As Jason Kincaid points out in his article on the launch of Pages (linked above), Google confusingly lets users both add a Page to their circles, or +1 it. The former means a user will start seeing the Page’s updates in its main stream and the stream of any circle they add the Page to, while the latter lets users share a link to the Page. Google will need to make following a Page an obvious and straightforward experience if it wants Pages to gain enough followers for brands to invest resource in publishing through them.

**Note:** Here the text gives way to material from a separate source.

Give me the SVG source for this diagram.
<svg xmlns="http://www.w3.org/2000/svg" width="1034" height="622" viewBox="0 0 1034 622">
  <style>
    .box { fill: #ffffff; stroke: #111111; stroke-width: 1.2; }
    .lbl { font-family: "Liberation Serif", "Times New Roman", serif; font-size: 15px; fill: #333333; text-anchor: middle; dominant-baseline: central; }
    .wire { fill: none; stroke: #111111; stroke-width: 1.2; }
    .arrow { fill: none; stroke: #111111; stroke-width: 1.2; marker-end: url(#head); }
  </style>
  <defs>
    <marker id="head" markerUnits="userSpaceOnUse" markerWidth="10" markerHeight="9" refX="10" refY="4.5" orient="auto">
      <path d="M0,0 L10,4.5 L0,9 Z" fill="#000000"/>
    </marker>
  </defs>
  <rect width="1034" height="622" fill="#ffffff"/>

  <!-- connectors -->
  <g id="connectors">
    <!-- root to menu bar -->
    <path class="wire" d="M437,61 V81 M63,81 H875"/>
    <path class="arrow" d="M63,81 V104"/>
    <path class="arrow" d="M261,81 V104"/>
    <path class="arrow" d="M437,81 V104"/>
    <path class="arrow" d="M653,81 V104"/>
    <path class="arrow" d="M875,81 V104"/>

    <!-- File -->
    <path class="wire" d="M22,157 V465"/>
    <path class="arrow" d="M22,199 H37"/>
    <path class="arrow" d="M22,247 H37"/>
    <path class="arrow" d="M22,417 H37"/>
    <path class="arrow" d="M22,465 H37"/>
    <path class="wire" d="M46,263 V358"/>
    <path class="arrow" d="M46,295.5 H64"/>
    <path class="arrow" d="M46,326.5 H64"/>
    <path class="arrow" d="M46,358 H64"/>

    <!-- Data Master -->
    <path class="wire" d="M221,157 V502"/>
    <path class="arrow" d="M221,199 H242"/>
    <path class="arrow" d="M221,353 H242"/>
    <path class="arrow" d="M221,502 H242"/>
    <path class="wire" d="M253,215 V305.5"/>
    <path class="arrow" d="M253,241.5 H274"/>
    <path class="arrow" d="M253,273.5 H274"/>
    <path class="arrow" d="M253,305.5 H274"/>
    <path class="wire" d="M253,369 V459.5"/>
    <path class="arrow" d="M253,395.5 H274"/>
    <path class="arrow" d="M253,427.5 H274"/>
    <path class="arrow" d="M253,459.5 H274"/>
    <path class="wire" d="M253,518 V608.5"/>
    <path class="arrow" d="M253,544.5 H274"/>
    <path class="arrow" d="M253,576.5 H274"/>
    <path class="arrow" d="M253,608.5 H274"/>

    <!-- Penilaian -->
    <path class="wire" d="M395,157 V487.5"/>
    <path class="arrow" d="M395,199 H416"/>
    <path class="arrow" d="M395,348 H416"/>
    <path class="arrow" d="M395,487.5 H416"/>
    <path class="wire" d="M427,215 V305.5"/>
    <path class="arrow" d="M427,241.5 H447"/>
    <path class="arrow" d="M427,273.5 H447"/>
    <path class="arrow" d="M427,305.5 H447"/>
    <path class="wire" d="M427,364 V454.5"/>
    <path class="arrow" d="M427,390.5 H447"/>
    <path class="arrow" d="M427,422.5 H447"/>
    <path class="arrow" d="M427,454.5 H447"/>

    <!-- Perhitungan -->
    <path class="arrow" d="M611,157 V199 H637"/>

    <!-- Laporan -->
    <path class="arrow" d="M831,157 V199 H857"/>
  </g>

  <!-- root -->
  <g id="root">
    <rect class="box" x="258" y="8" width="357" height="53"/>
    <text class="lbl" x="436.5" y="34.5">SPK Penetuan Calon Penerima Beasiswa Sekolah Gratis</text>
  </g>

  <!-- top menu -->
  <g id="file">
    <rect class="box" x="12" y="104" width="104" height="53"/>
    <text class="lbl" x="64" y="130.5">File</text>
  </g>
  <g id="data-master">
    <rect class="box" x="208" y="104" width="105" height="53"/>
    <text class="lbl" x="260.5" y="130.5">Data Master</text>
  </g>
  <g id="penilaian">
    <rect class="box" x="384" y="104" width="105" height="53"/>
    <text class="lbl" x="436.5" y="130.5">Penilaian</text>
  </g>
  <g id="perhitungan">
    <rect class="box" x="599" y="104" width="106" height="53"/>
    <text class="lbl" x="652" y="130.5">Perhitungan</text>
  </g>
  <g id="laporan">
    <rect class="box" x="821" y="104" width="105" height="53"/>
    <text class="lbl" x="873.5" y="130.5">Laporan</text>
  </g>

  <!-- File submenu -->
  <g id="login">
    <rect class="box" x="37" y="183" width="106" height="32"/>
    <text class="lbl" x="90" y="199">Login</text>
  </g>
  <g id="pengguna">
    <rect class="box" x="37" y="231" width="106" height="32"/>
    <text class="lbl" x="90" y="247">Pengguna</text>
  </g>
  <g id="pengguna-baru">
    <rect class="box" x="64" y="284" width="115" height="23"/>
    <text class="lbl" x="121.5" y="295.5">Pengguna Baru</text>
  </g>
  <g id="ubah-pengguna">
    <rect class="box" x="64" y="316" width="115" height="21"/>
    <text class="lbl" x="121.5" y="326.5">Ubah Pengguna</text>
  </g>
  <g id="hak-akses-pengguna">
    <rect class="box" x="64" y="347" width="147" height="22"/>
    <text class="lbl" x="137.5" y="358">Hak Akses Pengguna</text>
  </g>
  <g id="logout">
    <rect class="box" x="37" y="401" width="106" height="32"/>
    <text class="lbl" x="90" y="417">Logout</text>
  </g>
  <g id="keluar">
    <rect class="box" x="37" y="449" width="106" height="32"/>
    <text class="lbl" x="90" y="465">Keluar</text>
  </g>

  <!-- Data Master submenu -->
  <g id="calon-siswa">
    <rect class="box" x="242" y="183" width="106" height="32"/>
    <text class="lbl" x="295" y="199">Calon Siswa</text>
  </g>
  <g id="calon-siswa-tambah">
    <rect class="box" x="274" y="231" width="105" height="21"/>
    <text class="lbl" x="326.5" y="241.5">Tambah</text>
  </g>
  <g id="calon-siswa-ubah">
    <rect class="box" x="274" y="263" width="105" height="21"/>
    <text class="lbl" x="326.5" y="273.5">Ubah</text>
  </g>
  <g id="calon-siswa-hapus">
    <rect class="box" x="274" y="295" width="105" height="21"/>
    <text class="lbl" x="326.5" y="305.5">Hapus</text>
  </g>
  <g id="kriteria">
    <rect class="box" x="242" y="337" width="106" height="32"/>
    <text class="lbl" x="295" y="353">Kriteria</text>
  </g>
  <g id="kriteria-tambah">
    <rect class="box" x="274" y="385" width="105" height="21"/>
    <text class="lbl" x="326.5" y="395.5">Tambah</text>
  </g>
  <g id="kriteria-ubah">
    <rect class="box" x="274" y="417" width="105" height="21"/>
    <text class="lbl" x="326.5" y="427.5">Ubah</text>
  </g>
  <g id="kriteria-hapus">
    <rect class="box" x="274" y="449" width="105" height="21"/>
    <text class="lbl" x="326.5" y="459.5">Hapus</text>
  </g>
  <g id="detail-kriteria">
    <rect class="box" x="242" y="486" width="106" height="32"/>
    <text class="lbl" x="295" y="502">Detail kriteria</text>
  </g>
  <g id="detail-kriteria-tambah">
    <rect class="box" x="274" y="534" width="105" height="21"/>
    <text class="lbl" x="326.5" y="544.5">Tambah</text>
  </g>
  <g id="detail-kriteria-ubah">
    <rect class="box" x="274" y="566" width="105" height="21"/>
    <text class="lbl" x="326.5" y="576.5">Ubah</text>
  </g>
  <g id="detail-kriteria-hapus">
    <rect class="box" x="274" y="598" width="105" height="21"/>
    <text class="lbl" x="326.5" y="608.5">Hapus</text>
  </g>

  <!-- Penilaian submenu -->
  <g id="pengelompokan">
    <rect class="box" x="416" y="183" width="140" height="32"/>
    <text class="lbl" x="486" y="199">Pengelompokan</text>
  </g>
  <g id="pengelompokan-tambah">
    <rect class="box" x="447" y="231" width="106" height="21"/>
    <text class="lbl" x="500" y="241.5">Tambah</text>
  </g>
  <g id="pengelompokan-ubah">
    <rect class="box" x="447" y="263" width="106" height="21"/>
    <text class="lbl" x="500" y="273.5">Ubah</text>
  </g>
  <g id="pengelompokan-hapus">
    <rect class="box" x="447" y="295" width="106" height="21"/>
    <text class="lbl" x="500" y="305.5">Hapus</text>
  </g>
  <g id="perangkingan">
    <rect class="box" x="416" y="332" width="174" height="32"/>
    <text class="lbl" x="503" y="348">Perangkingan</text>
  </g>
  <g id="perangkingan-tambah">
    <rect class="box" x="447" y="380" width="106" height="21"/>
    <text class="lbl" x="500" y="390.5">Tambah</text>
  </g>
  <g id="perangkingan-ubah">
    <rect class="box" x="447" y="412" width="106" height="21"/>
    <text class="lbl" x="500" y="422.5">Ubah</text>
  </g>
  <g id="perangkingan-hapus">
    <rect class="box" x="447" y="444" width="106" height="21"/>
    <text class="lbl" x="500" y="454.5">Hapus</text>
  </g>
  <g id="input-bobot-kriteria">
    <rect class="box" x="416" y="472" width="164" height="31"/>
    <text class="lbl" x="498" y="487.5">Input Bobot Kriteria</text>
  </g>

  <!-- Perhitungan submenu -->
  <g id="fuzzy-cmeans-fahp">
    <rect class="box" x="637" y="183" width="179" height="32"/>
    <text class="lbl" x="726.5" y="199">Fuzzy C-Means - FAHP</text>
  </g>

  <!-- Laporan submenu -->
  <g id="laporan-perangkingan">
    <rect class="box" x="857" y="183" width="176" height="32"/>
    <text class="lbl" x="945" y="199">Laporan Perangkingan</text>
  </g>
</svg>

A great feature of Google+ Pages is Direct Connect, which lets users add a Page to their circles by searching +[brand name] on Google. This takes significantly less work than having to visit a Facebook Page in order to Like it. Direct Connect also builds on Google’s dominance in search — something it should exploit in other areas such as email and maps to differentiate its social network.

Another big potential advantage of Google+ Pages is that they can create their own circles which can then be selected as the audience of a post. Currently Google creates “VIPs”, “Customers”, and “Team members” circles that admins can populate. If Google provides an efficient and accurate way to sort followers into circles by age, location, and other characteristics, Pages could publish different updates to different demographic subsets of their audience to maximize the relevancy of those updates.

For example, if retailer Macy’s could publish updates to a circle of all their followers under the age of 30, it could serve its younger audience updates about more youthful products without annoying its older followers. Similarly, rather than creating separate Google+ Pages for their presences in different cities, brands could publish city-targeted updates about local promotions, and local businesses could publish zip-code targeted updates to those in their neighborhood. Facebook currently only allows Pages to target posts by country, city, and language, preventing age or more granular zip code location targeting.

Google+ users can comment on the posts of Pages but can’t post directly to the wall of a Page. They can mention a Page in one of their own updates by typing a ‘+’ directly before its name, but this won’t appear on the Page the way Facebook mentions do. The ability to post questions and feedback to their walls and have discussions with admins and other fans is leading Facebook Pages to become a new customer service channel that brands can’t afford to ignore. Google+ should think carefully about how much of a two-way communication medium it wants Pages to be.

As of right now, there appears to be no sign of analytics for Google+ Page admins. Being able measure engagement with posts and Page growth is critical to brands justifying allocation of resources to Google+, so it will need its own version of Facebook Page Insights at some point. This decision to keep Page performance opaque for now could be to keep brands from writing off the new social network before Google thinks it has attained a sufficient number of users.

Hosted Applications

In addition to news feed posts, a key driver of engagement and new fans for Facebook Pages is the ability to host applications. Pages use these apps to create landing pages that encourage Likes, sign-up forms for email and mobile marketing, contests and sweepstakes, games, and ecommerce storefronts. However, to create these apps, Page admins have to find solutions from third-party developers, and in some cases have to license Page management platforms to offer the apps they want.

Google has a chance to make Page applications more accessible to all businesses by creating official templates that can be customized with the images, copy, and functionality desired by brands. Rather than forcing admins to choose between apps built by unknown third-parties, it could give them free templates they can trust to work. This would also allow Google+ to offer Page apps without first having to create a robust set of APIs to support them.

Facebook has forged a functional model for brand presences on social networks. Unfortunately, its focus on app developers and its desire to get brands advertising in order to target specific demographics has left Google some big opportunities to create a friendlier platform for brands. By adding app templates and granular Page update targeting it could convince brands that Google+ could be a powerful, free, and easy-to-adopt component of their digital marketing strategy.